>> BEGIN EXERCISE MATERIAL
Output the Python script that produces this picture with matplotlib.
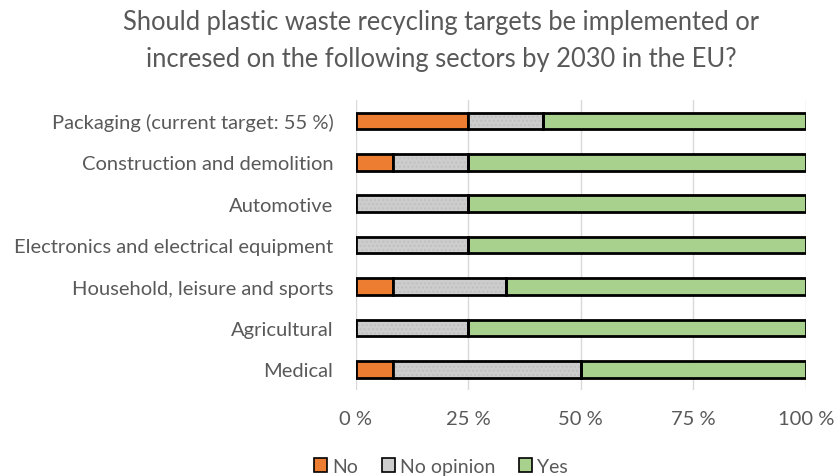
>> END EXERCISE MATERIAL
>> BEGIN EXERCISE MATERIAL
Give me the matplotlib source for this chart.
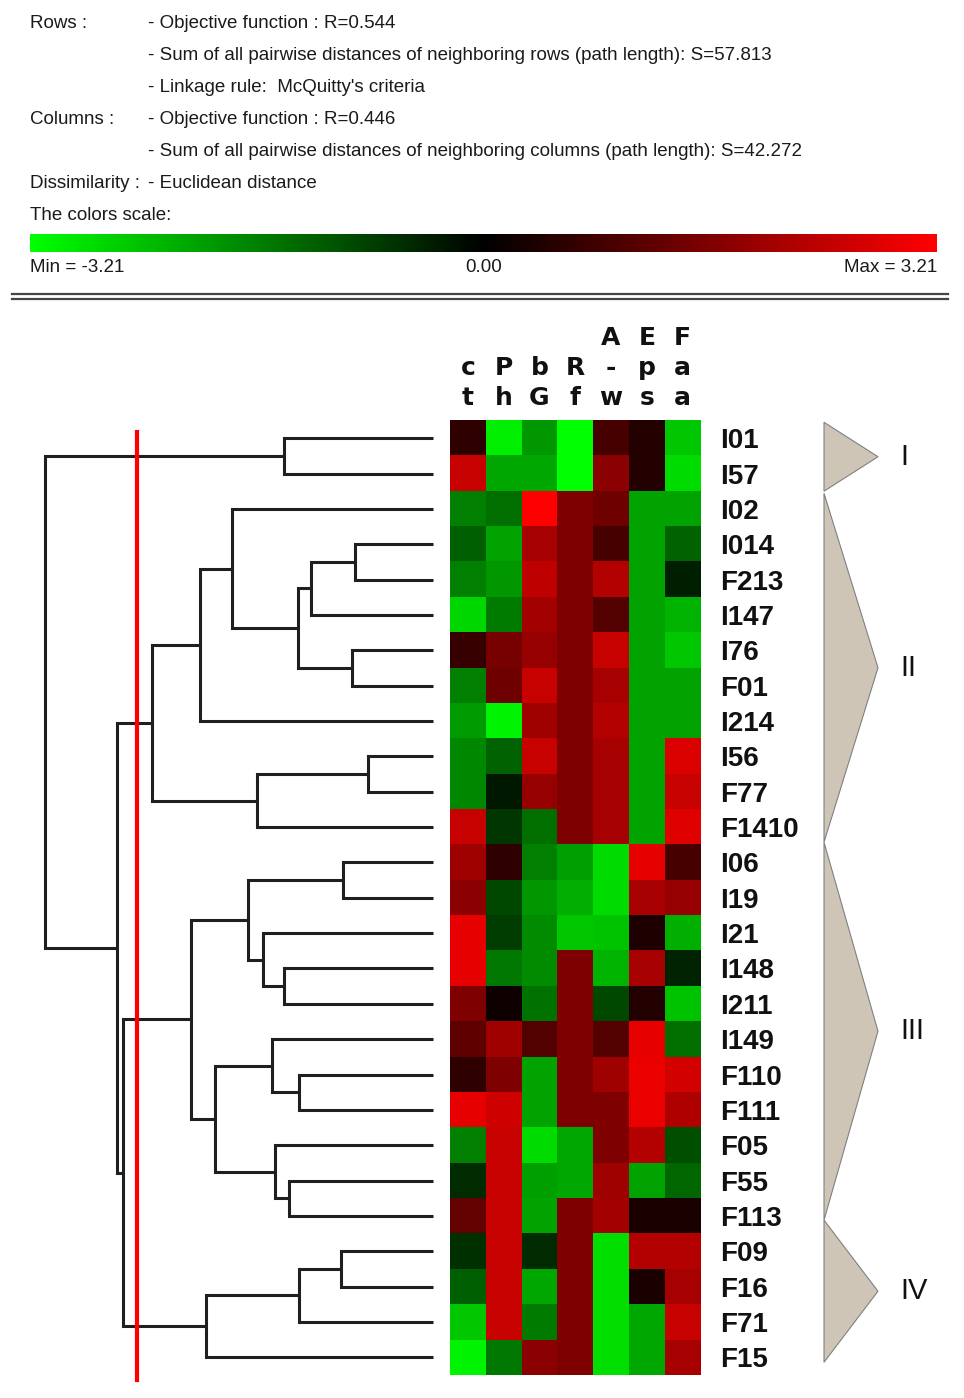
>> END EXERCISE MATERIAL
>> BEGIN EXERCISE MATERIAL
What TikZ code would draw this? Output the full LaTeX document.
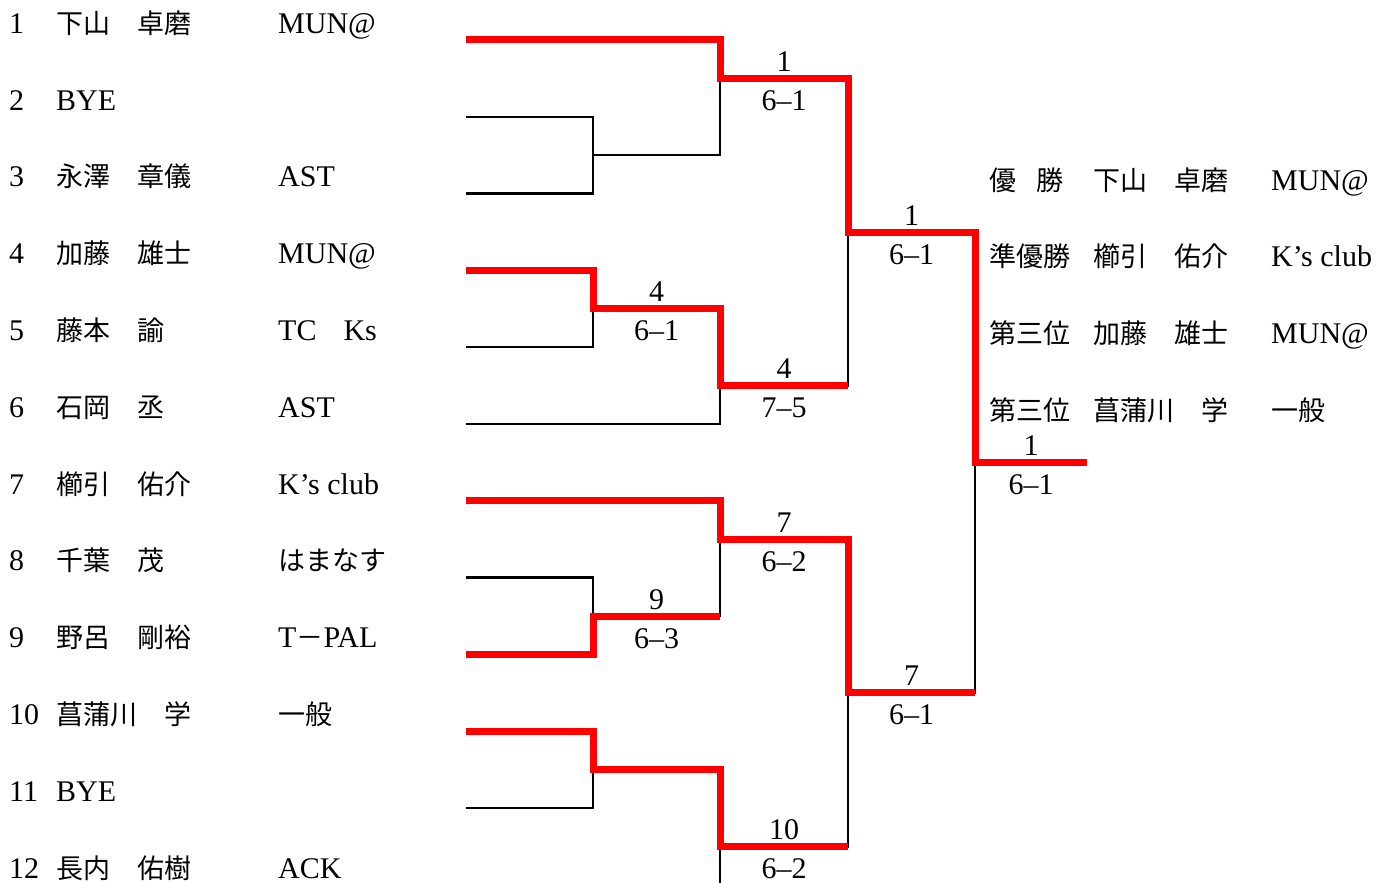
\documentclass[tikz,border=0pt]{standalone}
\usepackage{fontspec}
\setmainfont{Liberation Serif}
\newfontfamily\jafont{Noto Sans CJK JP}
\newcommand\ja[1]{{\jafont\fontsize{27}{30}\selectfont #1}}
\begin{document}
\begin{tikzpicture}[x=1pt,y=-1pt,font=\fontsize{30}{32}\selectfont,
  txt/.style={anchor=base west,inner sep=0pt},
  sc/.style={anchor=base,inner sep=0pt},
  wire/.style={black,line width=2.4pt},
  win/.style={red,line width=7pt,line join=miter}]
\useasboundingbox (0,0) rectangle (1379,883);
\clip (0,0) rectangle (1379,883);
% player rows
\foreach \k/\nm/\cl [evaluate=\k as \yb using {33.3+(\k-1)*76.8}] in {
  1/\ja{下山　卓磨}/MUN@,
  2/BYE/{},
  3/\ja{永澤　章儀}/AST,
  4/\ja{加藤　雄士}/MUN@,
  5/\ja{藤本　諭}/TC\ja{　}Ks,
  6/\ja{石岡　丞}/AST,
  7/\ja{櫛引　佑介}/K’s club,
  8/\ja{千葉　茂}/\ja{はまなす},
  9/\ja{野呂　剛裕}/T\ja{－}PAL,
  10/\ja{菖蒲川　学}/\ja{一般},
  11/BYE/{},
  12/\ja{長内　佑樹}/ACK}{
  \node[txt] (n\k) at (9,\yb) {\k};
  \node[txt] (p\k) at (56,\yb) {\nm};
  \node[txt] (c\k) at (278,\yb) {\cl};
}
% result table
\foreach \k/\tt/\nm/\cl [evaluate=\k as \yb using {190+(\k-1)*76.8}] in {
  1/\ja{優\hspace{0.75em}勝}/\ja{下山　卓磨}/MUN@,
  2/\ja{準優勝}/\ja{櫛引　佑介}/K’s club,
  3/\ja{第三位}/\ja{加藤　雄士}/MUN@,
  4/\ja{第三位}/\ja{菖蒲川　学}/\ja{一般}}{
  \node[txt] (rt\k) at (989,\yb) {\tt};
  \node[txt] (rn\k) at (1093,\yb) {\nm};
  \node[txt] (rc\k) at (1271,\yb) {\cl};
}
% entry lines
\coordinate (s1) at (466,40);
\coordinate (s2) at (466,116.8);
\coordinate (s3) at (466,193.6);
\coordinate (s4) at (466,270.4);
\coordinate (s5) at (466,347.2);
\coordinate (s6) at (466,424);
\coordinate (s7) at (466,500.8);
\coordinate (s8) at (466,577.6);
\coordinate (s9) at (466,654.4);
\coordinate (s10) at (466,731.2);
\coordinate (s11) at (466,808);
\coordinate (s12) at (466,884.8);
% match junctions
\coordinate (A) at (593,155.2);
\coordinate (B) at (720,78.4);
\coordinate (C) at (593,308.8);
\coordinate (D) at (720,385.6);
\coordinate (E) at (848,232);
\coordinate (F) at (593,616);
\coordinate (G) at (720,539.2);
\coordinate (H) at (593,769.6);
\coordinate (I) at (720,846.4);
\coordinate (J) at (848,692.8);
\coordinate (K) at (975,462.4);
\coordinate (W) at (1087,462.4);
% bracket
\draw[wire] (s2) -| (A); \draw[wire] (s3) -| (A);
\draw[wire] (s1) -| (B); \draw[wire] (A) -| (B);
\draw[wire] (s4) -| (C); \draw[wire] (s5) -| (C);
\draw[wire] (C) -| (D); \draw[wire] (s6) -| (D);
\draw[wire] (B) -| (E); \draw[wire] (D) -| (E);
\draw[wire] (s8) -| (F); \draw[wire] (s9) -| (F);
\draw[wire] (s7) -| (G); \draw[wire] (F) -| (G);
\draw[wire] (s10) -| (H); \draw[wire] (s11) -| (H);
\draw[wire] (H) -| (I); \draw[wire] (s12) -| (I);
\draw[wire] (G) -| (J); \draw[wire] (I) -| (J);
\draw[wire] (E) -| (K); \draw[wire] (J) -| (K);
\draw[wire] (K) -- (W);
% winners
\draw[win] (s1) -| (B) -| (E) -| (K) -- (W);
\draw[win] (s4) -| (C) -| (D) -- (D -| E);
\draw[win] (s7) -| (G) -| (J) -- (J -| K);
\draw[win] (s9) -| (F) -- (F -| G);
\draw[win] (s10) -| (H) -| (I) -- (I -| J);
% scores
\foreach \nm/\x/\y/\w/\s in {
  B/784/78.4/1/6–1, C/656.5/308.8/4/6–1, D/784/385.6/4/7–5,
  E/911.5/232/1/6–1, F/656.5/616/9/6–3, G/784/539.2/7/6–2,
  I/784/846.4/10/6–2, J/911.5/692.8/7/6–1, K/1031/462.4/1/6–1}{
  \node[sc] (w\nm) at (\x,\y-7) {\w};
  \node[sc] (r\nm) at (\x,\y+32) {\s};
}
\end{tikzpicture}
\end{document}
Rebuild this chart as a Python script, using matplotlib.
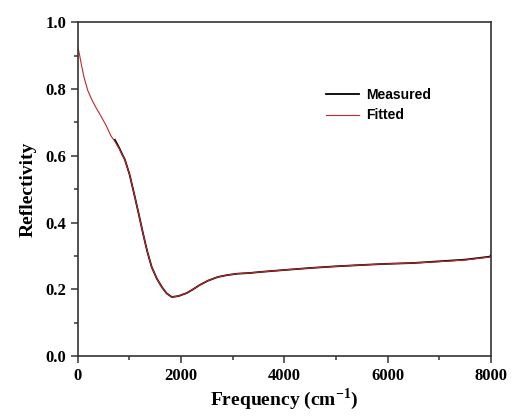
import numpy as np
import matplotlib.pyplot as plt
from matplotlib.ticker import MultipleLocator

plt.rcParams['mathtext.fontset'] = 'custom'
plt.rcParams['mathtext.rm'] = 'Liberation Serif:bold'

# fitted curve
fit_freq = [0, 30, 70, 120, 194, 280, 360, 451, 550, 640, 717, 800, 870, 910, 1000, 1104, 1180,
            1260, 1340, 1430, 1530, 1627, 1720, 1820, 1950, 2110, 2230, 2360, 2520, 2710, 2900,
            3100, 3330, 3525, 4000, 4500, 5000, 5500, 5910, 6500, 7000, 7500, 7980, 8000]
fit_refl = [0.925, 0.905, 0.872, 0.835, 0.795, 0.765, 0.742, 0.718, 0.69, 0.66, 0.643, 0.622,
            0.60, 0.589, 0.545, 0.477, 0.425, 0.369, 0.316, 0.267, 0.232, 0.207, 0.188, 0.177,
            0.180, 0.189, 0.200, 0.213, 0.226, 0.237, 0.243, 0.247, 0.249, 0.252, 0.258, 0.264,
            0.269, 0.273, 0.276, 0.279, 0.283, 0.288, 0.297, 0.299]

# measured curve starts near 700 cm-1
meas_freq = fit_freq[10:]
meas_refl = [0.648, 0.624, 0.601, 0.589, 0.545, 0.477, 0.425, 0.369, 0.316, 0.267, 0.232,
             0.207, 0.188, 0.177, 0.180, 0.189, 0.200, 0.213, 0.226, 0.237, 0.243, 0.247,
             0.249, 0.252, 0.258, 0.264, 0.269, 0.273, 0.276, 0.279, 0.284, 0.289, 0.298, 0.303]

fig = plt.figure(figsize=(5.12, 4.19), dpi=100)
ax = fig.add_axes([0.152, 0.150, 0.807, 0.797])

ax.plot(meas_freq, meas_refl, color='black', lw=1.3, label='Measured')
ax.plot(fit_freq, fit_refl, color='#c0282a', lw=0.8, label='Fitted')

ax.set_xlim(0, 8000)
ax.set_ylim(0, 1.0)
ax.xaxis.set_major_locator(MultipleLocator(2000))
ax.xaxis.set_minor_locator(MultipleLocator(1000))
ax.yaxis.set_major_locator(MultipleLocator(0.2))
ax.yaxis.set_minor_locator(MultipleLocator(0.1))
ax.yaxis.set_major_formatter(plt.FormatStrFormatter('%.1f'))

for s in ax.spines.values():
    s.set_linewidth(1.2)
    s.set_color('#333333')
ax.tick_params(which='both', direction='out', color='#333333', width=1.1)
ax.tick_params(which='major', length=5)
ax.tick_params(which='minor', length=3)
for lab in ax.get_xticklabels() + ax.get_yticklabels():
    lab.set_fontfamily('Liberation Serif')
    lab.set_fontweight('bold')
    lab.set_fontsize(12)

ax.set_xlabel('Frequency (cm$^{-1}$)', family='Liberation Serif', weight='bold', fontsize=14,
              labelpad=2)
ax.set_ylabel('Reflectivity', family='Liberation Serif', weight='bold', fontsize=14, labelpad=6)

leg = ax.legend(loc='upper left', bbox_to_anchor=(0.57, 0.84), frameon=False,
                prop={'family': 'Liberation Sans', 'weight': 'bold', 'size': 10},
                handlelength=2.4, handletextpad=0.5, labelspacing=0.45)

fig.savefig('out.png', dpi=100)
>> END EXERCISE MATERIAL
▶ **PROBLEM DESCRIPTION**:
Gather, from the listing above, every line carrying the word "this".

▶ **CORRECT ANSWER**:
Output the Python script that produces this picture with matplotlib.
Give me the matplotlib source for this chart.
What TikZ code would draw this? Output the full LaTeX document.
Rebuild this chart as a Python script, using matplotlib.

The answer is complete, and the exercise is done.